China's first space station Tiangong-1 has made its way back into Earth's atmosphere over the Pacific Ocean and has safely broken apart. As the majority of the space vessel burned upon re-entry, the remaining pieces landed in the South Pacific northwest of Tahiti.

Even though over 90 percent of the space station is believed to have been incinerated, the remaining parts weighed between approximately 1,500 and 1,750 pounds. The 34.1 foot-long capsule has been reduced to little more than fragments indistinguishable from any other debris found in the Pacific. Scientists believe there is little chance that any large pieces remained intact.

The United States Air Force and several ally countries have confirmed that Tiangong-1 touched down in the Pacific around 4:15 PM EST on Sunday.

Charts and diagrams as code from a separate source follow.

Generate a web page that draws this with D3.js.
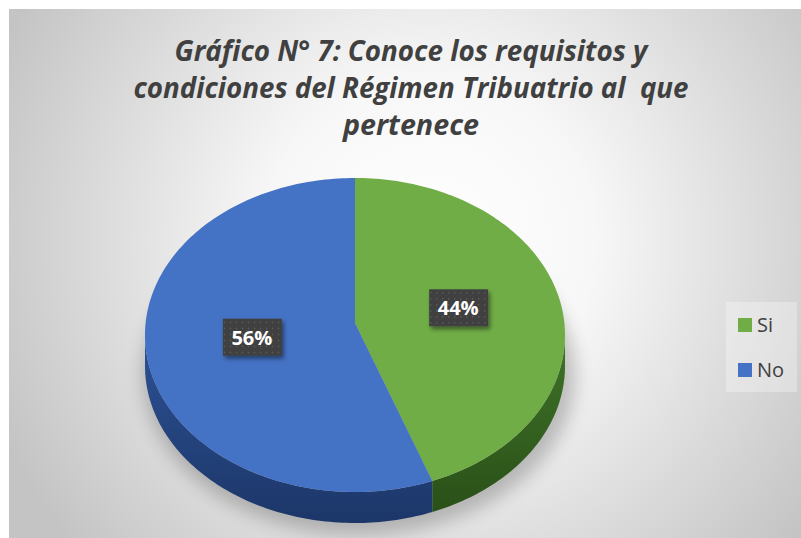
<!DOCTYPE html>
<html>
<head>
<meta charset="utf-8">
<script src="https://cdn.jsdelivr.net/npm/d3@7/dist/d3.min.js"></script>
<style>
  html, body { margin: 0; padding: 0; background: #fff; }
  svg { display: block; }
</style>
</head>
<body>
<div id="chart"></div>
<script>
// data
var categories = ["Si", "No"];
var values = [44, 56];
var colors = ["#70ad47", "#4472c4"];
var sideColors = [["#3f7328", "#2a5018"], ["#2d5296", "#1c3668"]];
var titleLines = ["Gráfico N° 7: Conoce los requisitos y",
                  "condiciones del Régimen Tribuatrio al  que",
                  "pertenece"];

var W = 801, H = 538;
var svg = d3.select('#chart').append('svg')
    .attr('width', W).attr('height', H);

var defs = svg.append('defs');

var bg = defs.append('radialGradient').attr('id', 'bg')
    .attr('gradientUnits', 'userSpaceOnUse')
    .attr('cx', 430).attr('cy', 240).attr('r', 470);
bg.append('stop').attr('offset', '0%').attr('stop-color', '#ffffff');
bg.append('stop').attr('offset', '35%').attr('stop-color', '#f7f7f7');
bg.append('stop').attr('offset', '100%').attr('stop-color', '#c4c4c4');

var blur = defs.append('filter').attr('id', 'blur')
    .attr('x', '-20%').attr('y', '-20%').attr('width', '140%').attr('height', '140%');
blur.append('feGaussianBlur').attr('stdDeviation', 9);

var lblShadow = defs.append('filter').attr('id', 'lblshadow')
    .attr('x', '-30%').attr('y', '-30%').attr('width', '160%').attr('height', '160%');
lblShadow.append('feDropShadow').attr('dx', 2).attr('dy', 3)
    .attr('stdDeviation', 2).attr('flood-color', '#000').attr('flood-opacity', 0.45);

var dots = defs.append('pattern').attr('id', 'dots')
    .attr('patternUnits', 'userSpaceOnUse').attr('width', 6).attr('height', 6);
dots.append('rect').attr('width', 6).attr('height', 6).attr('fill', '#3f3f3f');
dots.append('rect').attr('x', 2).attr('y', 2).attr('width', 1.2).attr('height', 1.2).attr('fill', '#6a6a6a');

sideColors.forEach(function(c, i) {
    var g = defs.append('linearGradient').attr('id', 'side' + i)
        .attr('x1', 0).attr('y1', 0).attr('x2', 0).attr('y2', 1);
    g.append('stop').attr('offset', '0%').attr('stop-color', c[0]);
    g.append('stop').attr('offset', '100%').attr('stop-color', c[1]);
});

// chart area
svg.append('rect').attr('x', 9).attr('y', 9)
    .attr('width', W - 9).attr('height', H - 9)
    .attr('fill', 'url(#bg)');

// title
var title = svg.append('text')
    .attr('text-anchor', 'middle')
    .style('font-family', '"Open Sans", sans-serif')
    .style('font-style', 'italic')
    .style('font-weight', 'bold')
    .style('font-size', '29px')
    .style('white-space', 'pre')
    .attr('fill', '#404040');
var titleW = [473, 555, 136];
titleLines.forEach(function(t, i) {
    title.append('tspan')
        .attr('x', 411).attr('y', 61 + i * 37)
        .attr('textLength', titleW[i])
        .attr('lengthAdjust', 'spacingAndGlyphs')
        .text(t);
});

// 3d pie
var cx = 355, cy = 335, rx = 210, ry = 157, depth = 31, lift = 12;
var pie = d3.pie().sort(null).value(function(d) { return d; });
var arcs = pie(values);

function pt(a, dy) {
    return [cx + rx * Math.sin(a), cy - ry * Math.cos(a) + (dy || 0)];
}
function arcPts(a0, a1, dy) {
    var n = Math.max(2, Math.ceil(Math.abs(a1 - a0) / 0.02));
    return d3.range(n + 1).map(function(k) { return pt(a0 + (a1 - a0) * k / n, dy); });
}
var line = d3.line();

// shadow under pie
svg.append('ellipse')
    .attr('cx', cx + 4).attr('cy', cy + depth + 8)
    .attr('rx', rx + 6).attr('ry', ry + 4)
    .attr('fill', '#000').attr('opacity', 0.22)
    .attr('filter', 'url(#blur)');

// side walls (front half only: angle PI/2 .. 3PI/2)
arcs.forEach(function(d, i) {
    var a0 = Math.max(d.startAngle, Math.PI / 2);
    var a1 = Math.min(d.endAngle, 3 * Math.PI / 2);
    if (a1 <= a0) return;
    var top = arcPts(a0, a1, 0);
    var bot = arcPts(a1, a0, depth);
    svg.append('path')
        .attr('d', line(top.concat(bot)) + 'Z')
        .attr('fill', 'url(#side' + i + ')');
});

// top faces
var apex = [cx, cy - lift];
arcs.forEach(function(d, i) {
    var p = [apex].concat(arcPts(d.startAngle, d.endAngle, 0));
    svg.append('path')
        .attr('d', line(p) + 'Z')
        .attr('fill', colors[i]);
});

// data labels
var total = d3.sum(values);
arcs.forEach(function(d, i) {
    var m = (d.startAngle + d.endAngle) / 2;
    var x = apex[0] + 0.5 * rx * Math.sin(m);
    var y = apex[1] - 0.5 * ry * Math.cos(m);
    var g = svg.append('g').attr('transform', 'translate(' + x + ',' + y + ')');
    g.append('rect')
        .attr('x', -29).attr('y', -19).attr('width', 59).attr('height', 37)
        .attr('fill', 'url(#dots)')
        .attr('filter', 'url(#lblshadow)');
    g.append('text')
        .attr('text-anchor', 'middle').attr('y', 7)
        .style('font-family', '"Open Sans", sans-serif')
        .style('font-weight', 'bold')
        .style('font-size', '20px')
        .attr('fill', '#fff')
        .text(Math.round(values[i] / total * 100) + '%');
});

// legend
var lg = svg.append('g');
lg.append('rect').attr('x', 726).attr('y', 302).attr('width', 71).attr('height', 90)
    .attr('fill', '#fff').attr('opacity', 0.3);
categories.forEach(function(c, i) {
    var y = 325 + i * 45;
    lg.append('rect').attr('x', 738).attr('y', y - 7).attr('width', 14).attr('height', 14)
        .attr('fill', colors[i]);
    lg.append('text').attr('x', 757).attr('y', y + 7)
        .style('font-family', '"Open Sans", sans-serif')
        .style('font-size', '20px')
        .attr('fill', '#404040')
        .text(c);
});
</script>
</body>
</html>
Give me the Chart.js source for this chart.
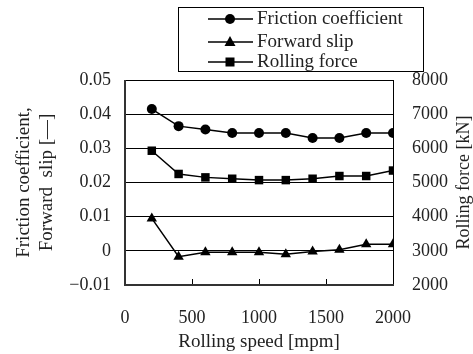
<!DOCTYPE html>
<html><head><meta charset="utf-8">
<script src="https://cdn.jsdelivr.net/npm/chart.js@4/dist/chart.umd.min.js"></script>
<style>html,body{margin:0;padding:0;background:#fff}#c{display:block}</style>
</head><body>
<canvas id="c" width="473" height="354"></canvas>
<script>
const speeds = [200, 400, 600, 800, 1000, 1200, 1400, 1600, 1800, 2000];
const frictionCoef = [0.0415, 0.0365, 0.0355, 0.0345, 0.0345, 0.0345, 0.033, 0.033, 0.0345, 0.0345];
const forwardSlip = [0.0095, -0.0017, -0.0004, -0.0004, -0.0004, -0.001, -0.0002, 0.0003, 0.0019, 0.0019];
const rollingForce = [5930, 5250, 5150, 5110, 5070, 5070, 5110, 5190, 5190, 5350];
const leftTicks = [-0.01, 0, 0.01, 0.02, 0.03, 0.04, 0.05];
const rightTicks = [2000, 3000, 4000, 5000, 6000, 7000, 8000];
const xTicks = [0, 500, 1000, 1500, 2000];
const seriesNames = ['Friction coefficient', 'Forward slip', 'Rolling force'];
const rightTitle = 'Rolling force [kN]';

const FONT = 'Liberation Serif';
const TXT = '#222';
const pts = (ys) => speeds.map((x, i) => ({x, y: ys[i]}));

const legendPlugin = {
  id: 'boxLegend',
  afterDraw(chart) {
    const ctx = chart.ctx;
    ctx.save();
    const bx = 178, by = 7, bw = 245, bh = 64;
    ctx.strokeStyle = '#000'; ctx.lineWidth = 1;
    ctx.strokeRect(bx + 0.5, by + 0.5, bw, bh);
    const rows = [12, 35, 55];
    chart.data.datasets.forEach((ds, i) => {
      const y = by + rows[i];
      ctx.beginPath(); ctx.strokeStyle = '#000'; ctx.lineWidth = 1.5;
      ctx.moveTo(208, y); ctx.lineTo(253, y); ctx.stroke();
      ctx.fillStyle = '#000';
      const cx = 230;
      if (ds.pointStyle === 'circle') { ctx.beginPath(); ctx.arc(cx, y, 5, 0, Math.PI * 2); ctx.fill(); }
      else if (ds.pointStyle === 'rect') { ctx.fillRect(cx - 4.5, y - 4.5, 9, 9); }
      else { ctx.beginPath(); ctx.moveTo(cx, y - 6); ctx.lineTo(cx + 5.5, y + 4); ctx.lineTo(cx - 5.5, y + 4); ctx.closePath(); ctx.fill(); }
      ctx.fillStyle = TXT; ctx.font = '19px "' + FONT + '"';
      ctx.textBaseline = 'middle'; ctx.textAlign = 'left';
      ctx.fillText(ds.label, 257, y);
    });
    // right axis title, reading bottom to top
    const ca = chart.chartArea;
    ctx.save();
    ctx.translate(464, (ca.top + ca.bottom) / 2);
    ctx.rotate(-Math.PI / 2);
    ctx.fillStyle = TXT; ctx.font = '18px "' + FONT + '"';
    ctx.textAlign = 'center'; ctx.textBaseline = 'middle';
    ctx.fillText(rightTitle, 0, 0);
    ctx.restore();
    // inward x tick marks
    const xs = chart.scales.x;
    ctx.beginPath(); ctx.strokeStyle = '#000'; ctx.lineWidth = 1;
    xTicks.forEach(v => { const px = Math.round(xs.getPixelForValue(v)) + 0.5; ctx.moveTo(px, ca.bottom); ctx.lineTo(px, ca.bottom - 6); });
    ctx.stroke();
    // frame
    ctx.strokeStyle = '#000'; ctx.lineWidth = 1;
    ctx.beginPath(); ctx.moveTo(ca.right + 0.5, ca.top); ctx.lineTo(ca.right + 0.5, ca.bottom); ctx.stroke();
    ctx.strokeStyle = '#333'; ctx.lineWidth = 2;
    ctx.beginPath(); ctx.moveTo(ca.left, ca.top); ctx.lineTo(ca.left, ca.bottom); ctx.lineTo(ca.right + 1, ca.bottom); ctx.stroke();
    ctx.restore();
  }
};

new Chart(document.getElementById('c'), {
  type: 'line',
  data: {
    datasets: [
      {label: seriesNames[0], data: pts(frictionCoef), yAxisID: 'y', pointStyle: 'circle', pointRadius: 5},
      {label: seriesNames[1], data: pts(forwardSlip), yAxisID: 'y', pointStyle: 'triangle', pointRadius: 6},
      {label: seriesNames[2], data: pts(rollingForce), yAxisID: 'y1', pointStyle: 'rect', pointRadius: 6}
    ].map(d => Object.assign({borderColor: '#000', backgroundColor: '#000', pointBackgroundColor: '#000', pointBorderColor: '#000', borderWidth: 1.5, pointBorderWidth: 0, tension: 0}, d))
  },
  options: {
    responsive: false, animation: false,
    layout: {padding: {top: 80, left: 0, right: 0, bottom: 0}},
    plugins: {legend: {display: false}, tooltip: {enabled: false}},
    scales: {
      x: {
        type: 'linear', min: 0, max: 2000,
        afterBuildTicks: s => { s.ticks = xTicks.map(v => ({value: v})); },
        afterFit: s => { s.height = 69; },
        grid: {display: false},
        border: {display: false},
        ticks: {color: TXT, font: {family: FONT, size: 18}, padding: 14, maxRotation: 0, callback: v => String(v)},
        title: {display: true, text: 'Rolling speed [mpm]', color: TXT, font: {family: FONT, size: 19, lineHeight: 1.2}, padding: {top: 0, bottom: 1}}
      },
      y: {
        position: 'left', min: -0.01, max: 0.05,
        afterBuildTicks: s => { s.ticks = leftTicks.map(v => ({value: v})); },
        afterFit: s => { s.width = 125; },
        grid: {color: '#000', lineWidth: 1, drawTicks: false},
        border: {display: false},
        ticks: {color: TXT, font: {family: FONT, size: 18}, padding: 14,
          callback: v => v < 0 ? '\u2212' + Math.abs(v).toFixed(2) : (v === 0 ? '0' : v.toFixed(2))},
        title: {display: true, text: ['Friction coefficient,', 'Forward  slip [\u2014]'], color: TXT, font: {family: FONT, size: 19, lineHeight: 1.2}, padding: {top: 13, bottom: 0}}
      },
      y1: {
        position: 'right', min: 2000, max: 8000,
        afterBuildTicks: s => { s.ticks = rightTicks.map(v => ({value: v})); },
        afterFit: s => { s.width = 80; },
        grid: {display: false, drawOnChartArea: false},
        border: {display: false},
        ticks: {color: TXT, font: {family: FONT, size: 18}, padding: 11, callback: v => String(v)},
        title: {display: false}
      }
    }
  },
  plugins: [legendPlugin]
});
</script>
</body></html>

The exact area of touchdown spans a large region of uninhabited waters.

Tiangong-1 roughly translating to "Heavenly Palace 1" originally launched in 2011 and was only meant to last until decommissioning in 2013. However, repeated extensions to the length of operation were made causing belief that the station was no longer under Chinese control, merely tumbling along its path of orbit.

Re-entry of the space laboratory had previously been planned for late 2017, but unknown reasons lead to further delays in bringing the station back down to Earth.

According to Chinese media source Global Times, "Tiangong-1 received so much attention, partly because some Western countries are trying to hype and sling mud at China’s fast-growing aerospace industry." Officials have previously denied that control was lost of on-board thrusters that allowed control over the capsule.

Over the longer term, China's goal is to have a more permanent modular space station in orbit by 2023.